On July 1, 2016 significant reductions in the Standard Accident Benefits (which are part of every Ontario automobile insurance policy) came into force. These are the benefits that are available to everyone injured in a car accident usually from their own insurance company.

In years when there have not been changes to Accident Benefits most insurance intermediaries (agents and brokers) simply mail out a renewal notice to each of their clients a short period of time prior to their renewal date. This is an efficient and inexpensive way to renew a policy that does not require any changes.

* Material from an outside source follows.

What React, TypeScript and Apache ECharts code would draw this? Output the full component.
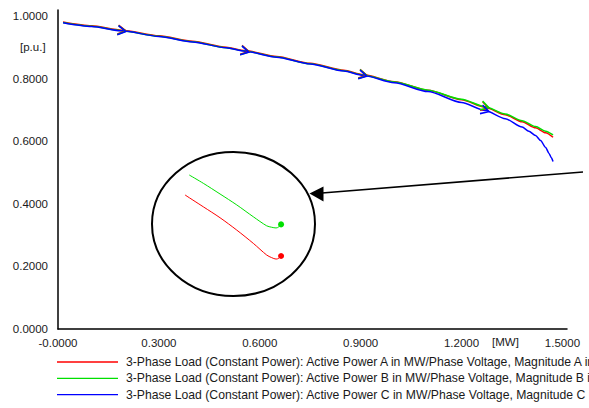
import React, { useEffect, useRef } from "react";
import * as echarts from "echarts";

// Main curves: active power [MW] vs voltage [p.u.]
const pRG = [0.015, 0.1, 0.19, 0.3, 0.4, 0.5, 0.556, 0.65, 0.75, 0.85, 0.907, 1.0, 1.1, 1.2, 1.27, 1.33, 1.38, 1.42, 1.45, 1.472];
const vRed = [0.9805, 0.9683, 0.9545, 0.9365, 0.9189, 0.9002, 0.8893, 0.8702, 0.8487, 0.8262, 0.8128, 0.79, 0.7625, 0.7325, 0.7085, 0.6845, 0.662, 0.6425, 0.627, 0.6125];
const vGreen = [0.979, 0.9668, 0.953, 0.935, 0.9174, 0.8987, 0.8878, 0.8687, 0.8473, 0.8248, 0.8115, 0.789, 0.763, 0.734, 0.7102, 0.6868, 0.6653, 0.6465, 0.6315, 0.6198];
const pBlue = [0.015, 0.1, 0.19, 0.3, 0.4, 0.5, 0.556, 0.65, 0.75, 0.85, 0.907, 1.0, 1.1, 1.2, 1.27, 1.33, 1.38, 1.4, 1.42, 1.435, 1.45, 1.46, 1.467, 1.472];
const vBlue = [0.9785, 0.9663, 0.9525, 0.9345, 0.9169, 0.8982, 0.8873, 0.8682, 0.8466, 0.824, 0.8105, 0.7865, 0.7585, 0.7235, 0.698, 0.672, 0.645, 0.632, 0.618, 0.602, 0.58, 0.561, 0.547, 0.535];
// indexes of the direction arrows on each curve
const arrowIdx = [2, 6, 10, 14];
const arrowRot = [-8.5, -12, -12, -17];

// Magnified inset (end of phases A and B)
const insetPGreen = [1.4063, 1.4159, 1.4273, 1.4387, 1.45, 1.4591, 1.4625, 1.4655, 1.4673, 1.4682, 1.4689];
const insetVGreen = [0.6379, 0.6344, 0.6299, 0.6253, 0.6203, 0.6165, 0.6159, 0.6156, 0.616, 0.6167, 0.6171];
const insetPRed = [1.4034, 1.4159, 1.4273, 1.4387, 1.45, 1.4591, 1.4625, 1.4655, 1.4673, 1.4682, 1.4689];
const insetVRed = [0.6295, 0.6245, 0.6199, 0.6147, 0.6091, 0.6042, 0.6031, 0.6025, 0.6028, 0.6035, 0.6038];

const names = [
  "3-Phase Load (Constant Power): Active Power A in MW/Phase Voltage, Magnitude A in p.u.",
  "3-Phase Load (Constant Power): Active Power B in MW/Phase Voltage, Magnitude B in p.u.",
  "3-Phase Load (Constant Power): Active Power C in MW/Phase Voltage, Magnitude C in p.u.",
];
const colors = ["#ff0000", "#00e000", "#0000ff"];

const FONT = "'Liberation Sans', Arial, sans-serif";
const ARROW = "path://M0,0L10,5L0,10";

function buildData(px: number[], vy: number[], color: string) {
  return px.map((p, i) => {
    const k = arrowIdx.indexOf(i);
    if (k >= 0) {
      return {
        value: [p, vy[i]],
        symbol: ARROW,
        symbolSize: [8, 9],
        symbolRotate: arrowRot[k],
        itemStyle: { color: "rgba(0,0,0,0)", borderColor: color, borderWidth: 1.5 },
      };
    }
    return { value: [p, vy[i]], symbol: "none" };
  });
}

function insetData(px: number[], vy: number[]) {
  return px.map((p, i) =>
    i === px.length - 1
      ? { value: [p, vy[i]], symbol: "circle", symbolSize: 6 }
      : { value: [p, vy[i]], symbol: "none" }
  );
}

function mainSeries(i: number, px: number[], vy: number[]) {
  return {
    name: names[i],
    type: "line",
    xAxisIndex: 0,
    yAxisIndex: 0,
    symbol: "none",
    showSymbol: true,
    smooth: 0.25,
    smoothMonotone: "x",
    data: buildData(px, vy, colors[i]),
    lineStyle: { color: colors[i], width: 1.5 },
    itemStyle: { color: colors[i] },
  };
}

export default function App() {
  const ref = useRef<HTMLDivElement>(null);
  useEffect(() => {
    if (!ref.current) return;
    const chart = echarts.init(ref.current, undefined, { renderer: "svg" });
    const labelStyle = { color: "#1a1a1a", fontFamily: FONT, fontSize: 11.5 };
    chart.setOption({
      animation: false,
      backgroundColor: "#ffffff",
      grid: [
        { left: 58, top: 10, width: 509, height: 319 },
        { left: 180, top: 170, width: 110, height: 95 },
      ],
      xAxis: [
        {
          type: "value",
          gridIndex: 0,
          min: 0,
          max: 1.5135,
          interval: 0.3,
          axisLine: { show: true, lineStyle: { color: "#000", width: 1.5 } },
          axisTick: { show: false },
          splitLine: { show: false },
          axisLabel: {
            ...labelStyle,
            margin: 8,
            showMaxLabel: false,
            formatter: (v: number) => (v === 0 ? "-0.0000" : v.toFixed(4)),
          },
        },
        { type: "value", gridIndex: 1, min: 1.4, max: 1.475, show: false },
      ],
      yAxis: [
        {
          type: "value",
          gridIndex: 0,
          min: 0,
          max: 1.019,
          interval: 0.2,
          axisLine: { show: true, lineStyle: { color: "#000", width: 1.5 } },
          axisTick: { show: false },
          splitLine: { show: false },
          axisLabel: {
            ...labelStyle,
            margin: 10,
            showMaxLabel: false,
            formatter: (v: number) => v.toFixed(4),
          },
        },
        { type: "value", gridIndex: 1, min: 0.6, max: 0.64, show: false },
      ],
      legend: {
        data: names,
        orient: "vertical",
        left: 57,
        top: 355,
        padding: 0,
        icon: "rect",
        itemWidth: 61,
        itemHeight: 1.3,
        itemGap: 2.3,
        textStyle: { ...labelStyle, fontSize: 12.2, padding: [0, 0, 0, 3], lineHeight: 14 },
      },
      graphic: [
        {
          type: "text",
          left: 20,
          top: 41,
          style: { text: "[p.u.]", fill: "#1a1a1a", font: `11.5px ${FONT}` },
        },
        {
          type: "text",
          left: 492,
          top: 336,
          style: { text: "[MW]", fill: "#1a1a1a", font: `11.5px ${FONT}` },
        },
        {
          type: "ellipse",
          shape: { cx: 233.5, cy: 224, rx: 81.5, ry: 72 },
          style: { fill: "none", stroke: "#000", lineWidth: 2 },
          z: 10,
        },
        {
          type: "line",
          shape: { x1: 583, y1: 172, x2: 322, y2: 193 },
          style: { stroke: "#000", lineWidth: 1.5 },
          z: 10,
        },
        {
          type: "polygon",
          shape: { points: [[309.5, 193.5], [323.5, 186.5], [323.5, 201.5]] },
          style: { fill: "#000" },
          z: 10,
        },
      ],
      series: [
        mainSeries(0, pRG, vRed),
        mainSeries(1, pRG, vGreen),
        mainSeries(2, pBlue, vBlue),
        {
          name: "inset A",
          type: "line",
          xAxisIndex: 1,
          yAxisIndex: 1,
          smooth: 0.3,
          data: insetData(insetPRed, insetVRed),
          lineStyle: { color: colors[0], width: 1 },
          itemStyle: { color: colors[0] },
        },
        {
          name: "inset B",
          type: "line",
          xAxisIndex: 1,
          yAxisIndex: 1,
          smooth: 0.3,
          data: insetData(insetPGreen, insetVGreen),
          lineStyle: { color: colors[1], width: 1 },
          itemStyle: { color: colors[1] },
        },
      ],
    });
    return () => chart.dispose();
  }, []);
  return (
    <div
      ref={ref}
      style={{ position: "fixed", left: 0, top: 0, width: 589, height: 408 }}
    />
  );
}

With the significant reductions in Standard Accident Benefits that came into force on June 1, 2016 this type of “through the mail” renewal may no longer be sufficient to protect an intermediary from being found liable if their client is under insured following up car accident.

As a result of the reduction in Accident Benefits we can anticipate that insurance intermediaries who fail to take the time to give their customers the information and advice they require to make informed decisions about buying Optional Benefits will face potential liability. In order to encourage insurance intermediaries to advise their clients of the effect of accident benefit reductions and the options available to increase coverage the Registered Insurance Brokers of Ontario and the Financial Services Commission of Ontario have published bulletins summarizing the relevant changes as well as emphasizing the obligations of insurance intermediaries to inform their clients.

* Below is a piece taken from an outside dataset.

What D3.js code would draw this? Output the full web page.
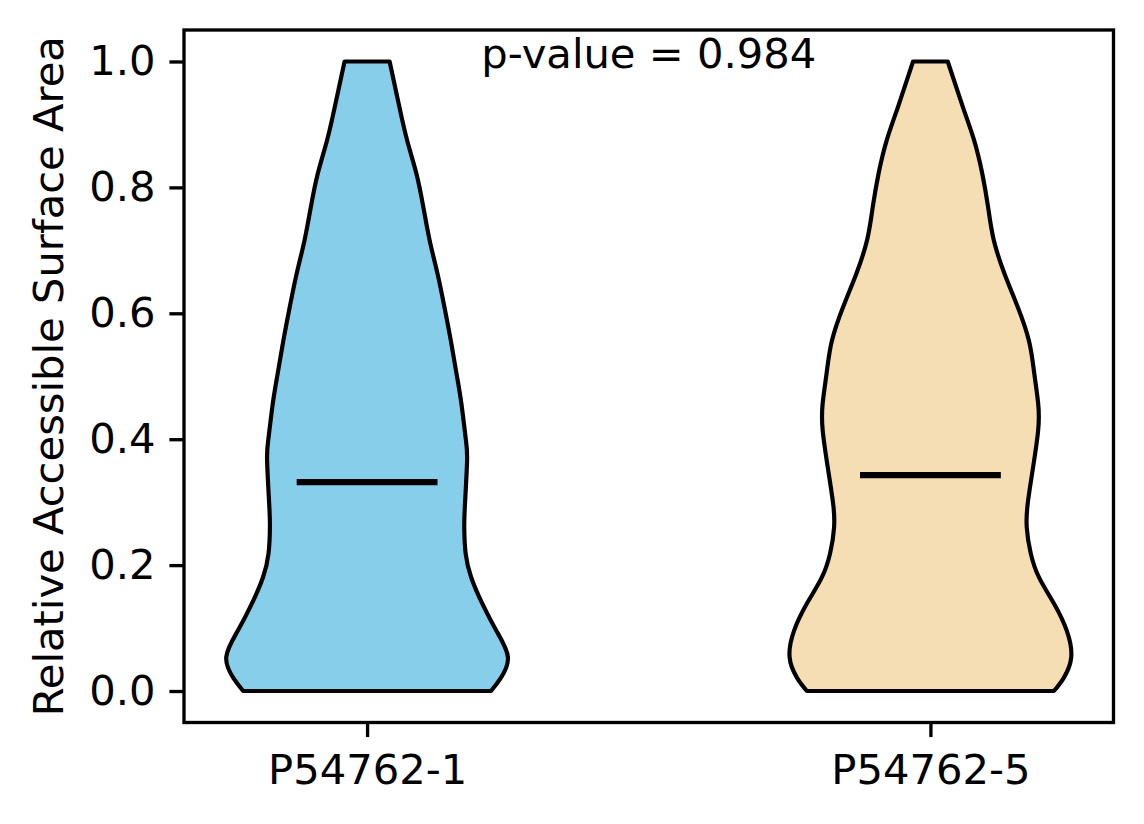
<!DOCTYPE html>
<html>
<script src="https://cdn.jsdelivr.net/npm/d3@7"></script>
<style>
  body, html { margin: 0; padding: 0; background: #fff; }
  svg { display: block; }
  text { font-family: "DejaVu Sans", sans-serif; }
</style>
<body>
<svg width="1144" height="824"></svg>
<script>

  // categories and summary values
  var groups = ['P54762-1', 'P54762-5'];
  var colors = ['#87ceeb', '#f5deb3'];
  var medians = [0.332, 0.343];
  var pValue = 0.984;
  var yTicks = [0.0, 0.2, 0.4, 0.6, 0.8, 1.0];

  // violin outlines: value along y and relative density (1 = widest)
  var levelsA = [0, 0.021, 0.054, 0.095, 0.138, 0.180, 0.218, 0.259, 0.297, 0.366, 0.402, 0.456, 0.504, 0.556, 0.609, 0.663, 0.715, 0.768, 0.822, 0.874, 0.927, 1.0];
  var densityA = [0.88, 0.95, 1.0, 0.92, 0.82, 0.74, 0.70, 0.69, 0.695, 0.71, 0.70, 0.67, 0.635, 0.595, 0.55, 0.50, 0.445, 0.40, 0.35, 0.285, 0.23, 0.16];

  var levelsB = [0, 0.021, 0.054, 0.096, 0.139, 0.180, 0.219, 0.260, 0.298, 0.351, 0.414, 0.457, 0.505, 0.556, 0.610, 0.663, 0.716, 0.768, 0.822, 0.875, 0.928, 1.0];
  var densityB = [0.877, 0.947, 1.0, 0.968, 0.877, 0.772, 0.712, 0.684, 0.691, 0.726, 0.765, 0.765, 0.737, 0.70, 0.62, 0.526, 0.45, 0.41, 0.368, 0.31, 0.23, 0.123];

  var shapes = [
    levelsA.map(function (v, i) { return {v: v, d: densityA[i]}; }),
    levelsB.map(function (v, i) { return {v: v, d: densityB[i]}; })
  ];

  var svg = d3.select('svg');
  var box = {left: 184, right: 1113.5, top: 30, bottom: 722.5};
  var fs = 41.67, lw = 3.33;

  var x = d3.scaleLinear().domain([0.675, 2.325]).range([box.left, box.right]);
  var y = d3.scaleLinear().domain([-0.05, 1.05]).range([box.bottom, box.top]);
  var halfWidth = 0.25;

  // violins
  shapes.forEach(function (shape, i) {
    var c = i + 1;
    var area = d3.area()
      .y(function (d) { return y(d.v); })
      .x0(function (d) { return x(c - d.d * halfWidth); })
      .x1(function (d) { return x(c + d.d * halfWidth); })
      .curve(d3.curveNatural);

    svg.append('path')
      .datum(shape)
      .attr('d', area)
      .style('fill', colors[i])
      .style('stroke', '#000')
      .style('stroke-width', 4.17)
      .style('stroke-linejoin', 'round');

    svg.append('line')
      .attr('x1', x(c - 0.125))
      .attr('x2', x(c + 0.125))
      .attr('y1', y(medians[i]))
      .attr('y2', y(medians[i]))
      .style('stroke', '#000')
      .style('stroke-width', 6.25);
  });

  // axes
  var yAxis = d3.axisLeft(y).tickValues(yTicks).tickFormat(d3.format('.1f'))
    .tickSize(14.6).tickSizeOuter(0).tickPadding(14);
  var xAxis = d3.axisBottom(x).tickValues([1, 2]).tickFormat(function (d) { return groups[d - 1]; })
    .tickSize(14.6).tickSizeOuter(0).tickPadding(17);

  var gy = svg.append('g').attr('transform', 'translate(' + box.left + ',0)').call(yAxis);
  var gx = svg.append('g').attr('transform', 'translate(0,' + box.bottom + ')').call(xAxis);

  [gx, gy].forEach(function (g) {
    g.select('.domain').remove();
    g.selectAll('line').style('stroke', '#000').style('stroke-width', lw);
    g.selectAll('text').style('font-size', fs + 'px').style('font-family', '"DejaVu Sans", sans-serif').style('fill', '#000');
  });

  // frame
  svg.append('rect')
    .attr('x', box.left).attr('y', box.top)
    .attr('width', box.right - box.left).attr('height', box.bottom - box.top)
    .style('fill', 'none').style('stroke', '#000').style('stroke-width', lw);

  // y label
  svg.append('text')
    .attr('transform', 'translate(63,' + ((box.top + box.bottom) / 2) + ') rotate(-90)')
    .attr('text-anchor', 'middle')
    .style('font-size', fs + 'px')
    .text('Relative Accessible Surface Area');

  // p-value annotation
  svg.append('text')
    .attr('x', x(1.5))
    .attr('y', y(0.99))
    .attr('text-anchor', 'middle')
    .style('font-size', fs + 'px')
    .text('p-value = ' + pValue);

</script>
</body>
</html>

 The combination of significant and varied reductions in Accident Benefits combined with the various options for purchasing additional coverage creates a real challenge for insurance intermediaries to undertake the necessary detailed discussions with each of their clients. It may simply not be sufficient to notify clients of the reductions and the options available. An assessment of the individual insured’s needs may now be required. These needs encompass not only Accident Benefits but also Third Party Liability Limits.

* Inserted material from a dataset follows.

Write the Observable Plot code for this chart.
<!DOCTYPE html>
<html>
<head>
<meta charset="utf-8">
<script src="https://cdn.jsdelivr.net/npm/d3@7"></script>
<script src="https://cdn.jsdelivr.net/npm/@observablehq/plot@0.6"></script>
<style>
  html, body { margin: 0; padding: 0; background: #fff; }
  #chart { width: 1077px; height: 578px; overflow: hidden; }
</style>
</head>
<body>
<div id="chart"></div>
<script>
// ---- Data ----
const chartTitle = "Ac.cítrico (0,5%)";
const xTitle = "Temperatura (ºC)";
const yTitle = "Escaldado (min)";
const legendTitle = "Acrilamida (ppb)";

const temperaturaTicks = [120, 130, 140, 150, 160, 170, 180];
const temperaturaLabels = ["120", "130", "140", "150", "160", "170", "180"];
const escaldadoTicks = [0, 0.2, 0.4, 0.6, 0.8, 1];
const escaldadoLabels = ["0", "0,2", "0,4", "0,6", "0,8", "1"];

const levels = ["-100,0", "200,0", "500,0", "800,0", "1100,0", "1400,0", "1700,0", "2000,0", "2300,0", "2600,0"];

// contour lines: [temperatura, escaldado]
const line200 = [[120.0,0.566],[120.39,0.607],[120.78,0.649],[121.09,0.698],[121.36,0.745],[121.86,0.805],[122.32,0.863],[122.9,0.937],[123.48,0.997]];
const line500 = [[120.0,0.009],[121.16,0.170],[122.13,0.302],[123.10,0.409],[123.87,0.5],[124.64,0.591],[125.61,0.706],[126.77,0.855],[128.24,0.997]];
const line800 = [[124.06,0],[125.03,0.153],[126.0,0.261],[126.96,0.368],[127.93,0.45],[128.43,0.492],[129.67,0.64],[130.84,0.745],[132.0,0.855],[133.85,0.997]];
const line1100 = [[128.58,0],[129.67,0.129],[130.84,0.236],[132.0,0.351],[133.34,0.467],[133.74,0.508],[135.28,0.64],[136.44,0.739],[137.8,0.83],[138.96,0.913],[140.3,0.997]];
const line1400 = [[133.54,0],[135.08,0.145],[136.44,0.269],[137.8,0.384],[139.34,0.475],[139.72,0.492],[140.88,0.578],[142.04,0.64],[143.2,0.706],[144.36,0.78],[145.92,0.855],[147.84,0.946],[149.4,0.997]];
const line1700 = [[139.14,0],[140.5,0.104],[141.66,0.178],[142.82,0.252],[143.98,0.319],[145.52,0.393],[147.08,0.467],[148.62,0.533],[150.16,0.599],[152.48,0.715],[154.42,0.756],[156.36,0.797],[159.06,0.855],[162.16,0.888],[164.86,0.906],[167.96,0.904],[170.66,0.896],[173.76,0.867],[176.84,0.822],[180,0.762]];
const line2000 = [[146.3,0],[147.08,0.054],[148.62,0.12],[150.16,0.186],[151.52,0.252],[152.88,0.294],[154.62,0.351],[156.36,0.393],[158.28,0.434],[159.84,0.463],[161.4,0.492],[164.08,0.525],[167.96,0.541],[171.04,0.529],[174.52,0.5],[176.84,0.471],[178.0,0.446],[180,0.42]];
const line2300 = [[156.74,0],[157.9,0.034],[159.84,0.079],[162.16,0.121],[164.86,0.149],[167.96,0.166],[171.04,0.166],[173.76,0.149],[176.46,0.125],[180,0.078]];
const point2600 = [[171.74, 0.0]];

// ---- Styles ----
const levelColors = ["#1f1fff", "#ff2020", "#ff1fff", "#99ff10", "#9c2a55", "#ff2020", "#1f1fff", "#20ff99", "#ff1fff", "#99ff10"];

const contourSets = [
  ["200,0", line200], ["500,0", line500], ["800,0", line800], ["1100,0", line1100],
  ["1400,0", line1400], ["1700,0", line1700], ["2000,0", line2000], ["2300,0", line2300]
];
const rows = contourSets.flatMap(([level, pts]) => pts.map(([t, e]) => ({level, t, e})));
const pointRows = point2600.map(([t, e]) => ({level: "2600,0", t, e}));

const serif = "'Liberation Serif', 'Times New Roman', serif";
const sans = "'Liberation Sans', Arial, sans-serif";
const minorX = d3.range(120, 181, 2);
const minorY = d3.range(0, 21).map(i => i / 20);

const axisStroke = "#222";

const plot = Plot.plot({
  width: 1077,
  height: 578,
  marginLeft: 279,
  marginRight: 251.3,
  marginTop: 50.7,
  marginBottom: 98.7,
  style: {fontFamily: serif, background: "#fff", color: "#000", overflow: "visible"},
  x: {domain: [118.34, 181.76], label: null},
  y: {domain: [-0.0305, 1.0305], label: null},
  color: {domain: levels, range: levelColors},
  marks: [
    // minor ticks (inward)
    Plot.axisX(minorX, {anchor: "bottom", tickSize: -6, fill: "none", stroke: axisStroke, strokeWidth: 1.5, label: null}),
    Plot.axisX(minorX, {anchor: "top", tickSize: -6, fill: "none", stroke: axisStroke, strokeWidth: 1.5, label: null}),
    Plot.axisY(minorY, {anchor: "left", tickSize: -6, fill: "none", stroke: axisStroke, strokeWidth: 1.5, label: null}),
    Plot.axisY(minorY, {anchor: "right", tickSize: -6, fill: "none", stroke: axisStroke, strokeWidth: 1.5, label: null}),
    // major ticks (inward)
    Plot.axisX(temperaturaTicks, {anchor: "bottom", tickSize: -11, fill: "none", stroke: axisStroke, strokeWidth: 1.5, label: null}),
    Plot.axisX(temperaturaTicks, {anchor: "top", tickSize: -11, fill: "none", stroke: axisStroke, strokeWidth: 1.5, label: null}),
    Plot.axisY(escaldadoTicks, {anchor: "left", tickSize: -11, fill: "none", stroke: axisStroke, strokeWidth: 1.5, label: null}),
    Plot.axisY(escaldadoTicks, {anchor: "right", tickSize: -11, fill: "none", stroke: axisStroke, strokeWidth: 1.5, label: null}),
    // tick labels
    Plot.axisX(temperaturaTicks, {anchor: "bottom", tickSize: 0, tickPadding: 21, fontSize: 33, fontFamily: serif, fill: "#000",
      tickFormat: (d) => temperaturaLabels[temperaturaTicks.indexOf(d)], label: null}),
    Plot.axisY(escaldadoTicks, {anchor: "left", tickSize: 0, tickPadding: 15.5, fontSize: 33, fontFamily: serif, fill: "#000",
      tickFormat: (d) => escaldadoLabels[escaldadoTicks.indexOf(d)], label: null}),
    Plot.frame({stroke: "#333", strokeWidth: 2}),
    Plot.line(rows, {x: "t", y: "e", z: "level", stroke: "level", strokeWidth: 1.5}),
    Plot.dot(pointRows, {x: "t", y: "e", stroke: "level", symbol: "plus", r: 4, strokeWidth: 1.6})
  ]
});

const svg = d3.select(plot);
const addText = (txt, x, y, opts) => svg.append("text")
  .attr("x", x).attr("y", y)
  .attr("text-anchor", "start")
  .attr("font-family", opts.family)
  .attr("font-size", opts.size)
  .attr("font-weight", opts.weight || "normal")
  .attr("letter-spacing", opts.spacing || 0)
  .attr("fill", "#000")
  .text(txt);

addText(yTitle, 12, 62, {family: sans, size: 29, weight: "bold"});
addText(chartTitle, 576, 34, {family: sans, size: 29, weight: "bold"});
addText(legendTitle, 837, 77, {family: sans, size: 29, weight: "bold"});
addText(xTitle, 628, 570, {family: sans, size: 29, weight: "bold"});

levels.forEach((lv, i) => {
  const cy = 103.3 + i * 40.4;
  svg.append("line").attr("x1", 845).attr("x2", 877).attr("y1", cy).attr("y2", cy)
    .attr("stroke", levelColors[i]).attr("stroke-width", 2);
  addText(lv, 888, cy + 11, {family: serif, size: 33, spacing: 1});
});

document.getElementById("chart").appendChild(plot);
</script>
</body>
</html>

 If an insured suffers injuries in a car accident and subsequently exhausts the Standard Accident Benefits provided by their policy questions may be asked about what advice they received when renewing their policy. In particular were the reductions in the Standard Accident Benefits reviewed and the available Optional Benefits discussed? Furthermore was the option of increasing Third Party Liability Limits reviewed as a means of “self-insurance” through an OPCF 44 Family Protection Endorsement?

 Not only should insurance intermediaries discuss these topics with each insured they should also document the discussion and the insured’s decision, especially when the decision is to decline the opportunity to purchase Optional Accident Benefits or increase their Third Party Liability Limits.